In the US, the UK, Japan and the Eurozone, central banks are buying government bonds in open markets. These bonds are in the market as a result of past government borrowing programmes, usually in the form of bond issuance, to finance budget deficits. Once upon a time central banks bought and sold bonds in what is referred to as “open market operations”, which expands or contracts the amount of money in the banking system. The central bank bought bonds and in return paid the seller cash. This cash would not be existing cash; the central bank would credit your bank account with newly created money and thus expand the money supply. It could conversely sell a bond, take that money out of circulation, at least in an electronic sense, and thus contract the money supply. In this way the central bank could change the amount of money in circulation and thus affect the economy.
Nowadays, central banks just seem buy to them and there is no sign of any selling. Some central banks have been buying bonds for so long, they own an awful lot of them. The US Federal Reserve, for example, owns about USD$2.5 trillion worth of Treasury bonds and USD$1.7 trillion worth of mortgage-backed securities (at face value). Bonds pay interest of course, especially when they are issued by a reputable government such as the US. When one holds a lot of bonds, one naturally receives a lot of interest.

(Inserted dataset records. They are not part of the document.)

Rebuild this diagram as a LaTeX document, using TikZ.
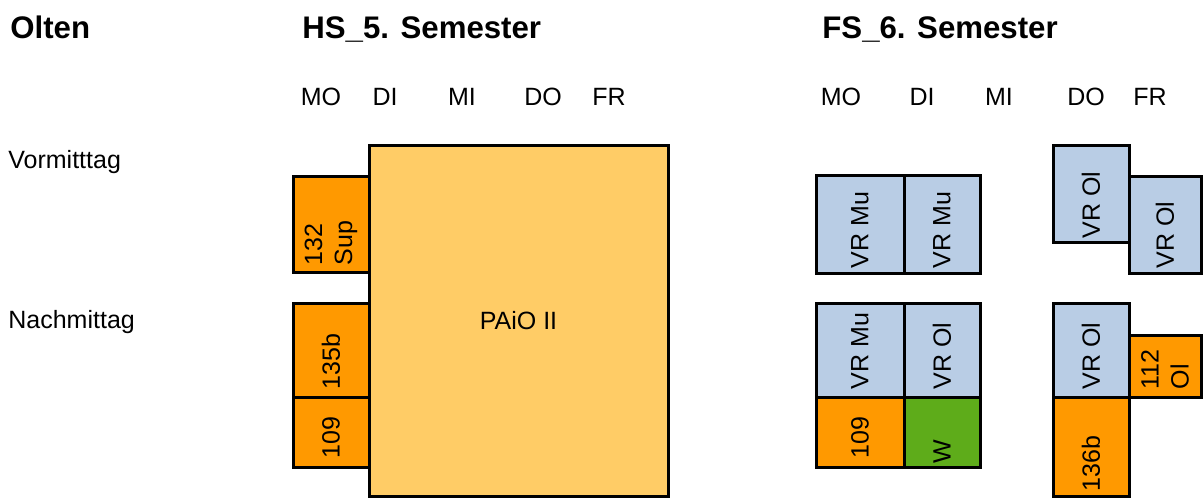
\documentclass[tikz,border=0pt]{standalone}
\usepackage{fontspec}
\setmainfont{Liberation Sans}
\definecolor{orng}{RGB}{255,153,0}
\definecolor{paiocol}{RGB}{255,204,102}
\definecolor{vrblue}{RGB}{185,205,229}
\definecolor{wgreen}{RGB}{94,172,26}
\tikzset{%
  slot/.style  = {shape=rectangle, draw, line width=1.5pt, inner sep=0pt},%
  room/.style  = {slot, fill=orng},%
  vr/.style    = {slot, fill=vrblue},%
  title/.style = {anchor=base west, inner sep=0pt, font=\fontsize{15.6}{18}\selectfont\bfseries},%
  day/.style   = {anchor=base, inner sep=0pt, font=\fontsize{12.5}{15}\selectfont},%
  lbl/.style   = {rotate=90, anchor=west, inner sep=0pt, align=left,%
                  font=\fontsize{12.5}{15}\selectfont}%
}
\begin{document}
\begin{tikzpicture}[x=0.5pt,y=-0.5pt]
		\useasboundingbox (0,0) rectangle (1203,498);
		\node[title] (olten) at (10,39) {Olten};
		\node[title] (hs) at (302,39) {HS\_5. Semester};
		\node[title] (fs) at (822,39) {FS\_6. Semester};
		\node[day] (hsmo) at (321,105) {MO};
		\node[day] (hsdi) at (385,105) {DI};
		\node[day] (hsmi) at (462,105) {MI};
		\node[day] (hsdo) at (543,105) {DO};
		\node[day] (hsfr) at (609,105) {FR};
		\node[day] (fsmo) at (841,105) {MO};
		\node[day] (fsdi) at (922,105) {DI};
		\node[day] (fsmi) at (999,105) {MI};
		\node[day] (fsdo) at (1086,105) {DO};
		\node[day] (fsfr) at (1150,105) {FR};
		\node[day, anchor=base west] (vorm) at (8,168) {Vormitttag};
		\node[day, anchor=base west] (nachm) at (8,328) {Nachmittag};
		\node[room, minimum width=38pt, minimum height=48pt] (sup) at (331,224) {};
		\node[room, minimum width=38pt, minimum height=47pt] (hsb) at (331,350) {};
		\node[room, minimum width=38pt, minimum height=35pt] (hsc) at (331,432) {};
		\node[slot, fill=paiocol, minimum width=149.5pt, minimum height=175.5pt,
		      font=\fontsize{12.5}{15}\selectfont] (paio) at (518.5,320.5) {PAiO II};
		\node[lbl] at ([yshift=4pt]sup.south) {132\\Sup};
		\node[lbl] at ([yshift=4.5pt]hsb.south) {135b};
		\node[lbl] at ([yshift=5pt]hsc.south) {109};
		\node[vr, minimum width=44pt, minimum height=49pt] (mua) at (860,224) {};
		\node[vr, minimum width=38pt, minimum height=49pt] (mub) at (942,224) {};
		\node[vr, minimum width=38pt, minimum height=48.5pt] (ola) at (1091,193.5) {};
		\node[vr, minimum width=36pt, minimum height=48.5pt] (olb) at (1165,224.5) {};
		\node[vr, minimum width=44pt, minimum height=47pt] (muc) at (860,350) {};
		\node[vr, minimum width=38pt, minimum height=47pt] (olc) at (942,350) {};
		\node[room, minimum width=44pt, minimum height=35pt] (fsa) at (860,432) {};
		\node[slot, fill=wgreen, minimum width=38pt, minimum height=35pt] (wbox) at (942,432) {};
		\node[vr, minimum width=38pt, minimum height=47pt] (old) at (1091,350) {};
		\node[room, minimum width=38pt, minimum height=49.5pt] (fsb) at (1091,446.5) {};
		\node[room, minimum width=36pt, minimum height=31pt] (fsc) at (1165,366) {};
		\node[lbl] at ([yshift=3pt]mua.south) {VR Mu};
		\node[lbl] at ([yshift=3pt]mub.south) {VR Mu};
		\node[lbl] at ([yshift=2.5pt]ola.south) {VR Ol};
		\node[lbl] at ([yshift=3pt]olb.south) {VR Ol};
		\node[lbl] at ([yshift=4.5pt]muc.south) {VR Mu};
		\node[lbl] at ([yshift=4.5pt]olc.south) {VR Ol};
		\node[lbl] at ([yshift=5pt]fsa.south) {109};
		\node[lbl] at ([yshift=2.5pt]wbox.south) {W};
		\node[lbl] at ([yshift=4.5pt]old.south) {VR Ol};
		\node[lbl] at ([yshift=3pt]fsb.south) {136b};
		\node[lbl] at ([yshift=4.5pt]fsc.south) {112\\Ol};
	\end{tikzpicture}
\end{document}
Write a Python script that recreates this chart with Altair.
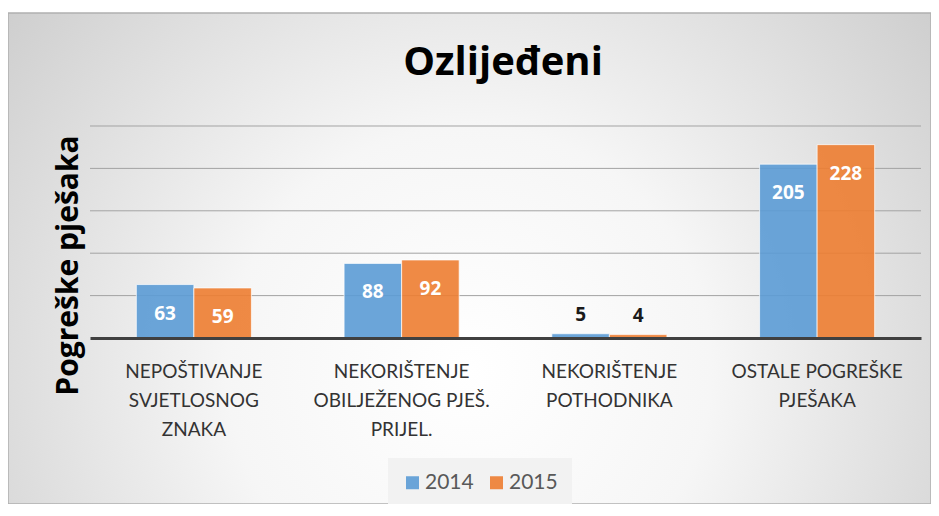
import altair as alt
import pandas as pd

categories = [
    "NEPOŠTIVANJE|SVJETLOSNOG|ZNAKA",
    "NEKORIŠTENJE|OBILJEŽENOG PJEŠ.|PRIJEL.",
    "NEKORIŠTENJE|POTHODNIKA",
    "OSTALE POGREŠKE|PJEŠAKA",
]
years = ["2014", "2015"]
values_2014 = [63, 88, 5, 205]
values_2015 = [59, 92, 4, 228]
gridlines = [50, 100, 150, 200, 250]
colors = ["#5B9BD5", "#ED7D31"]
chart_title = "Ozlijeđeni"
y_title = "Pogreške pješaka"

rows = []
for c, a, b in zip(categories, values_2014, values_2015):
    rows.append({"cat": c, "year": years[0], "value": a})
    rows.append({"cat": c, "year": years[1], "value": b})
df = pd.DataFrame(rows)

W, H = 831, 212

yscale = alt.Scale(domain=[0, 250], nice=False, zero=True)
y_axis = alt.Axis(
    title=y_title,
    labels=False,
    ticks=False,
    domain=False,
    grid=False,
    titleX=-13,
    titleY=139,
    titleAngle=270,
    titleAlign="center",
    titleBaseline="alphabetic",
    titleFont="Open Sans",
    titleFontSize=30,
    titleFontWeight="bold",
    titleColor="#000000",
    zindex=2,
)

x_enc = alt.X(
    "cat:N",
    sort=categories,
    scale=alt.Scale(paddingInner=0.446, paddingOuter=0.223),
    axis=alt.Axis(
        title=None,
        labelExpr="split(datum.label, '|')",
        labelAngle=0,
        labelFont="Lato",
        labelFontSize=19,
        labelColor="#333333",
        labelLineHeight=29,
        labelPadding=24,
        labelLimit=400,
        ticks=False,
        tickSize=0,
        grid=False,
        domainColor="#404040",
        domainWidth=3,
        zindex=1,
    ),
)
xoff = alt.XOffset("year:N", sort=years, scale=alt.Scale(paddingInner=0, paddingOuter=0))

bg = alt.Chart(alt.Data(values=[{}])).mark_rect(
    fill=alt.Gradient(
        gradient="radial",
        x1=0.5, y1=0.62, r1=0,
        x2=0.5, y2=0.62, r2=0.75,
        stops=[
            alt.GradientStop(offset=0, color="#ffffff"),
            alt.GradientStop(offset=0.35, color="#f6f6f6"),
            alt.GradientStop(offset=1, color="#c2c2c2"),
        ],
    ),
    stroke="#b0b0b0",
    strokeWidth=1.5,
).encode(
    x=alt.value(-82), x2=alt.value(841), y=alt.value(-113), y2=alt.value(378)
)

grid = alt.Chart(pd.DataFrame({"g": gridlines})).mark_rule(
    color="#a3a3a3", strokeWidth=1
).encode(y=alt.Y("g:Q", scale=yscale, axis=y_axis))

bars = alt.Chart(df).mark_bar(
    fillOpacity=0.9, stroke="#ffffff", strokeWidth=1, strokeOpacity=0.7
).encode(
    x=x_enc,
    xOffset=xoff,
    y=alt.Y("value:Q", scale=yscale, axis=y_axis),
    color=alt.Color(
        "year:N",
        scale=alt.Scale(domain=years, range=colors),
        legend=alt.Legend(
            title=None,
            orient="none",
            legendX=298,
            legendY=332,
            direction="horizontal",
            symbolType="square",
            symbolSize=169,
            symbolOpacity=0.9,
            symbolStrokeWidth=0,
            labelFont="Lato",
            labelFontSize=21,
            labelColor="#595959",
            fillColor="#f2f2f2",
            padding=14,
            columnPadding=12,
            labelOffset=2,
        ),
    ),
)

inside = alt.Chart(df).transform_filter("datum.value >= 20").mark_text(
    baseline="alphabetic", dy=35, font="Open Sans", fontSize=19,
    fontWeight="bold", color="#ffffff",
).encode(
    x=alt.X("cat:N", sort=categories),
    xOffset=xoff,
    y=alt.Y("value:Q", scale=yscale, axis=y_axis),
    text="value:Q",
)

outside = alt.Chart(df).transform_filter("datum.value < 20").mark_text(
    baseline="alphabetic", dy=-13, font="Open Sans", fontSize=19,
    fontWeight="bold", color="#1a1a1a",
).encode(
    x=alt.X("cat:N", sort=categories),
    xOffset=xoff,
    y=alt.Y("value:Q", scale=yscale, axis=y_axis),
    text="value:Q",
)

title = alt.Chart(alt.Data(values=[{}])).mark_text(
    text=chart_title, font="Open Sans", fontSize=40, fontWeight="bold",
    baseline="alphabetic", align="center", color="#000000",
).encode(x=alt.value(413), y=alt.value(-51))

chart = alt.layer(bg, grid, bars, inside, outside, title).properties(
    width=W,
    height=H,
    padding={"left": 82, "top": 118, "right": 10, "bottom": 166},
    autosize=alt.AutoSizeParams(type="none"),
    background="#ffffff",
).configure_view(strokeWidth=0)

chart.save("out.html", embed_options={"renderer": "svg", "actions": False})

Just recently the US Fed released its income statement for 2016 and most of it came from the $USD111 billion it earned in interest from bonds it held, issued by the US Government. What did it do with this money? $4 billion went in operating expenses, such as Janet Yellen’s salary. $13 billion went in interest it had to pay to other organisations and private sector banks. $2 billion went in producing and “retiring” currency (that is, actual physical cash). The rest? Back to the US Government.